23  Apr
Nostalgia

I don’t know why, but I enjoy old things. Perhaps looking into the past at the way things were and how things where done differently gives me a new perspective for the way things are now. One of my new favorite films is Cars which tells the story of a town on Route 66 that was forgotten when the interstate system’s Route 40 bypassed it. Someday, it’s my dream to drive the length of old Route 66 (which is now known by many different route numbers) from Chicago to Santa Monica, CA and visit some of these forgotten places.
It’s also a trip to look back at what websites looked like a few years ago. Using The Internet Archive’s Wayback Machine, it’s possible to view web sites from almost the start of the web. For example, here is Messiah’s site as it was 8 years ago today:

http://web.archive.org/web/19990423093756/www.messiah.edu/index.htm.
(Give the page a chance to load; some images will be broken)

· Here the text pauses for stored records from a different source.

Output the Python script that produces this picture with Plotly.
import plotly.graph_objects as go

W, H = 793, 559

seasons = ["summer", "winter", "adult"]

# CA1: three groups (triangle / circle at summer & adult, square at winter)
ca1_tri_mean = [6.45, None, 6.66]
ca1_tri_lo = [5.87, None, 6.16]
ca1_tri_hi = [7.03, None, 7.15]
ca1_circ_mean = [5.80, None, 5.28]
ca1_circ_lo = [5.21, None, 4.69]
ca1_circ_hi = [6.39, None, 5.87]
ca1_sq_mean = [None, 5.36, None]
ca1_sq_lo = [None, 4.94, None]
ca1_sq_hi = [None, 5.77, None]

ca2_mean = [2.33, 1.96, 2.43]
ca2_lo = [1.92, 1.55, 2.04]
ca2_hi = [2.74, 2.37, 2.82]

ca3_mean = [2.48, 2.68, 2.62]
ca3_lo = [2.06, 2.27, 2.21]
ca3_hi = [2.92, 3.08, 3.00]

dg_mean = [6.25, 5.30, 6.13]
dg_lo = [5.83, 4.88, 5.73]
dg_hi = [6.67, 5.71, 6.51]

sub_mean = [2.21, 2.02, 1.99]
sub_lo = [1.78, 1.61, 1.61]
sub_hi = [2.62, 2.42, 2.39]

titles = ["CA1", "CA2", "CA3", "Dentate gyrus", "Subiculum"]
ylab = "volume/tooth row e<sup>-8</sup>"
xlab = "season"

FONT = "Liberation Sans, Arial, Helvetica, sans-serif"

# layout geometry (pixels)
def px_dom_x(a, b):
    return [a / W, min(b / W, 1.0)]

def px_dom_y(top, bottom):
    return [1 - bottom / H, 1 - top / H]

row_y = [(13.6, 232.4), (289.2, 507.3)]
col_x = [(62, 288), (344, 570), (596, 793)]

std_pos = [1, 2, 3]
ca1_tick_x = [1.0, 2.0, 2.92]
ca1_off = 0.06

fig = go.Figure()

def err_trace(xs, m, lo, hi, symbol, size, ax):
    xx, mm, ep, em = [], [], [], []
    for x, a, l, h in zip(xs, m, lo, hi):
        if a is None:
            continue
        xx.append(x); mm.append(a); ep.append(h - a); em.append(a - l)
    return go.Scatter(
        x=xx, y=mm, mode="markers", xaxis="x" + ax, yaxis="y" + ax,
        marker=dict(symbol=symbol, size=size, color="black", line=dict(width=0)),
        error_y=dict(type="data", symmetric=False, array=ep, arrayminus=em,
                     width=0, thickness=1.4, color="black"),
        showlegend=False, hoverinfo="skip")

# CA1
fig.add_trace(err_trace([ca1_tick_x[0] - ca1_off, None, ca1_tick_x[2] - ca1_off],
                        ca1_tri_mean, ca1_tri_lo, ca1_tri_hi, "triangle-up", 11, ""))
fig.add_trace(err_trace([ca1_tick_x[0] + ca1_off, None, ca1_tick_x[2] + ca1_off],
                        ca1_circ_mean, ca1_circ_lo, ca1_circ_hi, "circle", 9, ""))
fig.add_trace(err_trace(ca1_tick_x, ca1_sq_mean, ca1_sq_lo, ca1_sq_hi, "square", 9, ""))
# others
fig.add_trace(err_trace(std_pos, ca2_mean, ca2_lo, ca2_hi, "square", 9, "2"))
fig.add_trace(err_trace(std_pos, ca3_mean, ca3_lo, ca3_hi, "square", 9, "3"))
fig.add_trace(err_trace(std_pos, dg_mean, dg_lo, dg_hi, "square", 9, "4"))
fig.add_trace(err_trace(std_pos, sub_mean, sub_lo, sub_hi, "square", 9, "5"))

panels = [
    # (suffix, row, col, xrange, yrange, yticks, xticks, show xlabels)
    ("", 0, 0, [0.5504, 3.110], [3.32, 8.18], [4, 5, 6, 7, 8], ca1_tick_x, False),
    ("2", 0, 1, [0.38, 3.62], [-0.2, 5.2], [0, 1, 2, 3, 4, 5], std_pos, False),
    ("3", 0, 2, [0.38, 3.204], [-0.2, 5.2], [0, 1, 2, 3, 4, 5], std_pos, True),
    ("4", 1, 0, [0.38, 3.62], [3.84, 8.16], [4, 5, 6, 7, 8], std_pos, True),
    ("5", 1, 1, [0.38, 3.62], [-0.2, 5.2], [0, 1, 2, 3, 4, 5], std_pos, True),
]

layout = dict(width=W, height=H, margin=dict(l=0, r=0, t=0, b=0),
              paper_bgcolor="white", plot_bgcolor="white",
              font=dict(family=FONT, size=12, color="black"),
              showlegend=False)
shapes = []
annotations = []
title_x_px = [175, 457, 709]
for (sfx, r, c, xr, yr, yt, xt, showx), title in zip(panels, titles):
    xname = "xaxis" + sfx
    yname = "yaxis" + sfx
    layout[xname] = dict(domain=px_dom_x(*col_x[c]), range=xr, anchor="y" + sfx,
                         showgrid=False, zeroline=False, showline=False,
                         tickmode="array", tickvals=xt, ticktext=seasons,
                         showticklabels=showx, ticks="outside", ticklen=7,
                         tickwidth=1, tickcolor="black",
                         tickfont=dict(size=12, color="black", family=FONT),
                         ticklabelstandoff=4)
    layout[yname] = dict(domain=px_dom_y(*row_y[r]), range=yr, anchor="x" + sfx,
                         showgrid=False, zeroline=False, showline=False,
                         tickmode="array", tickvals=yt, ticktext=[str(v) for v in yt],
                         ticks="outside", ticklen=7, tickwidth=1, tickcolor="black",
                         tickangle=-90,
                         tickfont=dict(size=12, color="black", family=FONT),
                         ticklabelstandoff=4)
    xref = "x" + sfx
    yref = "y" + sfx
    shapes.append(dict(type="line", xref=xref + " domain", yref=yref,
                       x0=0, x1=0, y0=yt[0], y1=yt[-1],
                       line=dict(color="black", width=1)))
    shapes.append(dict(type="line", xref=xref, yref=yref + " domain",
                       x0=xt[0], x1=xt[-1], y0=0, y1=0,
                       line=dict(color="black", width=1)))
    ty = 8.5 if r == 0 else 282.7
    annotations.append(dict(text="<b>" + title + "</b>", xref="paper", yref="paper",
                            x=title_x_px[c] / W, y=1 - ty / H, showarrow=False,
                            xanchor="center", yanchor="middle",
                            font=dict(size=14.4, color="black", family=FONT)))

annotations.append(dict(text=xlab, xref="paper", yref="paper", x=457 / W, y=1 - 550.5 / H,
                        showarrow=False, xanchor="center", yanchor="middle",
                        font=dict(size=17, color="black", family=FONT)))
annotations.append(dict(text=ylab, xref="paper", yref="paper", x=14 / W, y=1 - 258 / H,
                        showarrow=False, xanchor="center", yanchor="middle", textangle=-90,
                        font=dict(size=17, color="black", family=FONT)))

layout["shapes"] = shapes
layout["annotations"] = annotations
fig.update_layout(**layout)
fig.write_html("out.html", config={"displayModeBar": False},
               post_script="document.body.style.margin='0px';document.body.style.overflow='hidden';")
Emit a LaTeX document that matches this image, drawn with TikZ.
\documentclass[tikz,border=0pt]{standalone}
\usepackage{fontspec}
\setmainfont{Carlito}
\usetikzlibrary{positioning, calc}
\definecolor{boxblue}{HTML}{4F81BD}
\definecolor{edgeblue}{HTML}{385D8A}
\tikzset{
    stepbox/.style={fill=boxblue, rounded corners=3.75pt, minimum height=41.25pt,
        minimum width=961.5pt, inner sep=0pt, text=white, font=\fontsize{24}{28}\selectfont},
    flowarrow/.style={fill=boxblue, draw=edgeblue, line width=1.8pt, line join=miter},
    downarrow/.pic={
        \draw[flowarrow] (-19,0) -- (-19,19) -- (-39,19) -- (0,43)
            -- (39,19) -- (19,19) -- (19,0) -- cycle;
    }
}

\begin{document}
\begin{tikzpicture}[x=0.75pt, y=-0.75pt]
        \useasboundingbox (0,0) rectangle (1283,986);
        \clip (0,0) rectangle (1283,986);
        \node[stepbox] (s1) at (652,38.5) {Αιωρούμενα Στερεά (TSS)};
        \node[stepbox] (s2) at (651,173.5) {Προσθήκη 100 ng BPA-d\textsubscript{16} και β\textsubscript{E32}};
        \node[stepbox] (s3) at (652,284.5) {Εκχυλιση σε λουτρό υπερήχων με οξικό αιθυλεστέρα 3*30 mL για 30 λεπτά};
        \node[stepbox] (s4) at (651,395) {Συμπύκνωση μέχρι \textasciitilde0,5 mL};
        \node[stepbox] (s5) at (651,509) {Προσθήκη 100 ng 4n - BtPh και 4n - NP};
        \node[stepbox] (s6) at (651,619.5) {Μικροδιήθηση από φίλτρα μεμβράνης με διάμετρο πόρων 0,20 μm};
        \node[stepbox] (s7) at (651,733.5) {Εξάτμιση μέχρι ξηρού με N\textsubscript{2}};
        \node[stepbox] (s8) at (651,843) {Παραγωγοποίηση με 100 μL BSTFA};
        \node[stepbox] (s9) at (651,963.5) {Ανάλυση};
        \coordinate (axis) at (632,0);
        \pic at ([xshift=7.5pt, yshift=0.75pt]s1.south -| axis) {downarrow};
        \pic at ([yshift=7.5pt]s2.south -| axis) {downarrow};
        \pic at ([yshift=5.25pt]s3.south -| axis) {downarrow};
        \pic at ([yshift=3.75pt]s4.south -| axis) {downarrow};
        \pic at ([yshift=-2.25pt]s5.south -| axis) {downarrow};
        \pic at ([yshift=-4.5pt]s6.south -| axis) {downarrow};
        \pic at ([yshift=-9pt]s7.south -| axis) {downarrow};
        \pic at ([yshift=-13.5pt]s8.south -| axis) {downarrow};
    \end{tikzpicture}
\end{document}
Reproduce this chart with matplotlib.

We’ve come a long way, baby.

Posted by Robert Getty, filed under Desk Pile. Date: April 23, 2007, 7:35 am | 1 Comment »

One Response

  1. jsentz Says:

    Great post, Bob! It is fun to look back at the Messiah site in the wayback machine and see how the pages evolved over time. Definitely puts things in perspective. Another one I really like is Ghost Sites of the Web. Have you seen that one? It’s at http://www.disobey.com/ghostsites/ and has screenshots of “dead” web sites. It’s funny to look through the “Museum of E-failure” (http://www.disobey.com/ghostsites/mef.shtml) and reminisce about companies from the dot-com era. There are several in there that I worked with when I did project management consulting in the late 1990’s, like iCast (sort of an early version of mySpace for bands) and ExchangePath (an unsuccessful attempt to take on the big boys at PayPal). Those were the “good old days” when you’d come to work one morning and find out the company you just had a meeting with the day before had closed up shop overnight and were nowhere to be found.